## Records shown
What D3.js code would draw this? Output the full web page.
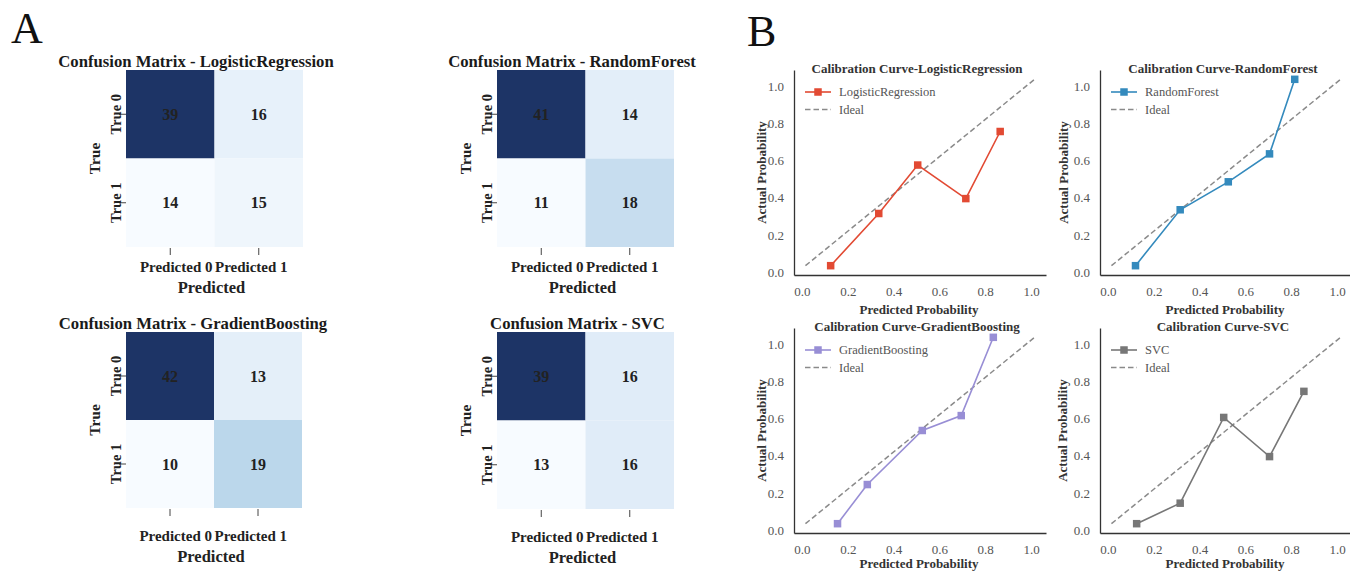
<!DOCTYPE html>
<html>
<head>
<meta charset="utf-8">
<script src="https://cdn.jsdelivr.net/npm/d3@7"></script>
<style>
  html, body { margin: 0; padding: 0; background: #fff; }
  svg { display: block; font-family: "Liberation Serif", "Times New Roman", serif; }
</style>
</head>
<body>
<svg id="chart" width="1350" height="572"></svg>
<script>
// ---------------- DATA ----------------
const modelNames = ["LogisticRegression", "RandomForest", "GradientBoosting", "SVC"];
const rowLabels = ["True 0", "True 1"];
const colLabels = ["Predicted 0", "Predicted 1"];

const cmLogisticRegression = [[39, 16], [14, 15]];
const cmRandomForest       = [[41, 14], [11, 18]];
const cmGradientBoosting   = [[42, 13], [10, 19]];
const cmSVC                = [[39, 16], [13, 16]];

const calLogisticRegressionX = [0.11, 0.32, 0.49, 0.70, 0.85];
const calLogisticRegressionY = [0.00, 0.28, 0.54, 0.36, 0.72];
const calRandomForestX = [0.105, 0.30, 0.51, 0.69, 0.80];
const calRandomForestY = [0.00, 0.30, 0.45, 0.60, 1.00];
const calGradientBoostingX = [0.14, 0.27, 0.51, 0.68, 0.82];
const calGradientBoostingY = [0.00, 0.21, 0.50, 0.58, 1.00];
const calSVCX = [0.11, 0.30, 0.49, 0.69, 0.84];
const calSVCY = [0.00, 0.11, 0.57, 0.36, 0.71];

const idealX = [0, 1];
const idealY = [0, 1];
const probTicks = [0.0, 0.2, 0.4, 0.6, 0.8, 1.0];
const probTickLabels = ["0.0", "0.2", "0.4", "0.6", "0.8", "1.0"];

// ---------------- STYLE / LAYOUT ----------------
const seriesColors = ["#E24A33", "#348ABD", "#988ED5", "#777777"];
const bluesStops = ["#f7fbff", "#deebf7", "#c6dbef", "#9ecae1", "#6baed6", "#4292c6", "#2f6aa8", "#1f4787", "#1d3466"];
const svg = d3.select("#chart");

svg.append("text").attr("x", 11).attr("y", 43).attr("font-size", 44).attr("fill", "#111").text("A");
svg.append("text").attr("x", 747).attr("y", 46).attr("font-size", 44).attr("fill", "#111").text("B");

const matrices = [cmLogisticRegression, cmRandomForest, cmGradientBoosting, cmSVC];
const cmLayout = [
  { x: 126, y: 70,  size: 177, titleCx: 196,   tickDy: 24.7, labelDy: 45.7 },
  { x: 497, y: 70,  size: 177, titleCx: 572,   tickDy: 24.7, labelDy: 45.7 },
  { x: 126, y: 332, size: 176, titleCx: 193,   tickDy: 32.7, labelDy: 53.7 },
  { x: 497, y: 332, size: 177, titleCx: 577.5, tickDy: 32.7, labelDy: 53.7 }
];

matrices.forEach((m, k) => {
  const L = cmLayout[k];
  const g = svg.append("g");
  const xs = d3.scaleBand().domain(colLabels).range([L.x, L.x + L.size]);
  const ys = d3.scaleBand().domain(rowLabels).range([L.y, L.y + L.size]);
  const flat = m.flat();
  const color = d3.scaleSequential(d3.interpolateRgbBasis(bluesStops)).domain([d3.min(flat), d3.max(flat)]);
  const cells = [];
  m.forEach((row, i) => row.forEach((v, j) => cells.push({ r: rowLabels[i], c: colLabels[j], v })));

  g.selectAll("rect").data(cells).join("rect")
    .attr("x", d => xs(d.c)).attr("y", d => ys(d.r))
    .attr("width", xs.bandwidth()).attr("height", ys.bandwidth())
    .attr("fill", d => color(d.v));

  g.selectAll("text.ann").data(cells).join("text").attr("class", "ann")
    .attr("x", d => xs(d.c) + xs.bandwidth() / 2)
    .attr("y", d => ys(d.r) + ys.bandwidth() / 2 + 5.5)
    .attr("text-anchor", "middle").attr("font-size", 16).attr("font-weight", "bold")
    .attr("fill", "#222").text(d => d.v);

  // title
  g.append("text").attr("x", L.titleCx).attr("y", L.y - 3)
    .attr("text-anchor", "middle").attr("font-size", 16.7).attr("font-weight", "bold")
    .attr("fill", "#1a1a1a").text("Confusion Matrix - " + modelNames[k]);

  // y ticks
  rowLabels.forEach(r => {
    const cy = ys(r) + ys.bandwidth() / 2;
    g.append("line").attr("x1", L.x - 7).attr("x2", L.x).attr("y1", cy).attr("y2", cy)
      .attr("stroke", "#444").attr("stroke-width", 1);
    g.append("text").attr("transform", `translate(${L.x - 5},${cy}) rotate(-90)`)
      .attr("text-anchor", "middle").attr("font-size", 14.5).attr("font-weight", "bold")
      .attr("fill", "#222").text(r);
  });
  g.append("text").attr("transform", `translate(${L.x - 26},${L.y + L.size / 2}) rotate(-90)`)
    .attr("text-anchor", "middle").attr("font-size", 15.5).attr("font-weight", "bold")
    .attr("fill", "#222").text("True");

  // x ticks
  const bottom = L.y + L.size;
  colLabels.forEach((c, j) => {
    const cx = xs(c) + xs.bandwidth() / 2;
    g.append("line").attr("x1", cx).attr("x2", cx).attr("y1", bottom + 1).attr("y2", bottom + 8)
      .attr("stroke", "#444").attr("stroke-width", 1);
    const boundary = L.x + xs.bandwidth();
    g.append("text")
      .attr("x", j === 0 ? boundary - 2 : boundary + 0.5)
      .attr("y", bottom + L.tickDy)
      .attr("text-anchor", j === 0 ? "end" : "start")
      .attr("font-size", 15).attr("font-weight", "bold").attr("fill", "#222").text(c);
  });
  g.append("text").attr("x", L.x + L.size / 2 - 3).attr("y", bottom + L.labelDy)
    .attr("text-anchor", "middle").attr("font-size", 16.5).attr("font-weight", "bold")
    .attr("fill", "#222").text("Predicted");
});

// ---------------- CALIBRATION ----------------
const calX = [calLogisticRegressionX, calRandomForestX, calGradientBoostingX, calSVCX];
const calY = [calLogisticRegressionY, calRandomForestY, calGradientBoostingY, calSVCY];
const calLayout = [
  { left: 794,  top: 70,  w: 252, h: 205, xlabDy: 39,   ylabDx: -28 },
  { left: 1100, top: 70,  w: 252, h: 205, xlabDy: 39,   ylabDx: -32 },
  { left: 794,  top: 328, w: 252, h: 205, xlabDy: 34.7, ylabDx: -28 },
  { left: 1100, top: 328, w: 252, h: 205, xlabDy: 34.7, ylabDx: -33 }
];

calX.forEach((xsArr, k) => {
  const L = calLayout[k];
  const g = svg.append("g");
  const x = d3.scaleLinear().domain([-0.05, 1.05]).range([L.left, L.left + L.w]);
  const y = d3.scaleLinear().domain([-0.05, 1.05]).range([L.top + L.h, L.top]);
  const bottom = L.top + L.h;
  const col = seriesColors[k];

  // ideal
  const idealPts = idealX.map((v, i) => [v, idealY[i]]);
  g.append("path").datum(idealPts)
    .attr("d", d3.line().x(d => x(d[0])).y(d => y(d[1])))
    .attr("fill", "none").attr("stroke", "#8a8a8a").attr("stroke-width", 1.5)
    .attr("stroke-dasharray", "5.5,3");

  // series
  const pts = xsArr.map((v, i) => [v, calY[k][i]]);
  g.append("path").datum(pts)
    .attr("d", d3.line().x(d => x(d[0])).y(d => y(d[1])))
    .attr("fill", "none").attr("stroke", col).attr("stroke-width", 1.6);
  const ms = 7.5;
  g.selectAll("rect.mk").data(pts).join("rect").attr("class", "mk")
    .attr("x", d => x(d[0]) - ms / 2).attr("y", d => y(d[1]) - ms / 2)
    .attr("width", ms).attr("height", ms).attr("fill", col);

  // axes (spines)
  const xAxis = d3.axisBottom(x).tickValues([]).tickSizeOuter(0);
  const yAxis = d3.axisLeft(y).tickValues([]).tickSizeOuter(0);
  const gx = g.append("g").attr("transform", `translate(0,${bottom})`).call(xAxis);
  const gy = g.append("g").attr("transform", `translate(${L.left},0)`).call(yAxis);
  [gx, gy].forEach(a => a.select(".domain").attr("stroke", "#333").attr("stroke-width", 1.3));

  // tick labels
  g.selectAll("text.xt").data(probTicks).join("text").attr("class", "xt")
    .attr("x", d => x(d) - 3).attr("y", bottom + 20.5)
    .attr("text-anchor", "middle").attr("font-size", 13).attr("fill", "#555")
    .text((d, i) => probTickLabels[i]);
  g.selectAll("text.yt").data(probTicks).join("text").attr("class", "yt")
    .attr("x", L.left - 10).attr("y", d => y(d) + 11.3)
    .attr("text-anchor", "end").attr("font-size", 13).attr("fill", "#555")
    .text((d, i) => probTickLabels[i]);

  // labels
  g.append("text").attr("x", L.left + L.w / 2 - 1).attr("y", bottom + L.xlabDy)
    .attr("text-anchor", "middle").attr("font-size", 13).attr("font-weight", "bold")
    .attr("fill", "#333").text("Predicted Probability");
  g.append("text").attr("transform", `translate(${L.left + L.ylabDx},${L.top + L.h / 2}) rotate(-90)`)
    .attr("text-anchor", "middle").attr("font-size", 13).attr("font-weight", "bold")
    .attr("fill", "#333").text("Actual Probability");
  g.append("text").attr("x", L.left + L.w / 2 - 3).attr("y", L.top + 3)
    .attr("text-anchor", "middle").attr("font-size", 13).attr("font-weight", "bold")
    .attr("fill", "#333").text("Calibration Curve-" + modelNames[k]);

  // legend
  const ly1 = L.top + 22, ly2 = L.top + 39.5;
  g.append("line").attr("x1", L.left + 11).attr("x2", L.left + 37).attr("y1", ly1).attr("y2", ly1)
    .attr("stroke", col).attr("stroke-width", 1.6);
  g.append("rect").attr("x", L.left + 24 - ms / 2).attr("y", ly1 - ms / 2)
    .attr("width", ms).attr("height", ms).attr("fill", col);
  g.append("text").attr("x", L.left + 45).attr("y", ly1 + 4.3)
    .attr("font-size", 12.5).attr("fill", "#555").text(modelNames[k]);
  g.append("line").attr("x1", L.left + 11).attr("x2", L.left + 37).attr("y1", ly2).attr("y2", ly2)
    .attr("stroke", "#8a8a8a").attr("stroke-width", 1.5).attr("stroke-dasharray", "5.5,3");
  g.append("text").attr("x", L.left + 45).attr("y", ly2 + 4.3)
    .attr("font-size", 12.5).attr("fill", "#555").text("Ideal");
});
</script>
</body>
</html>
==
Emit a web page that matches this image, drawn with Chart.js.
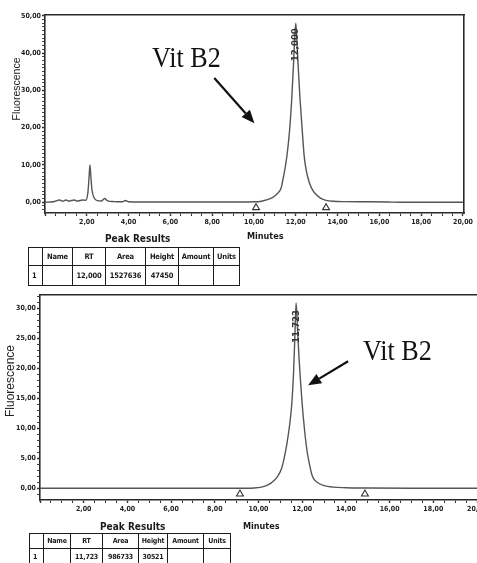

## Exercise aim
Copy each line above where the string "this" occurs.

## Right answer
What D3.js code would draw this? Output the full web page.
Emit a web page that matches this image, drawn with Chart.js.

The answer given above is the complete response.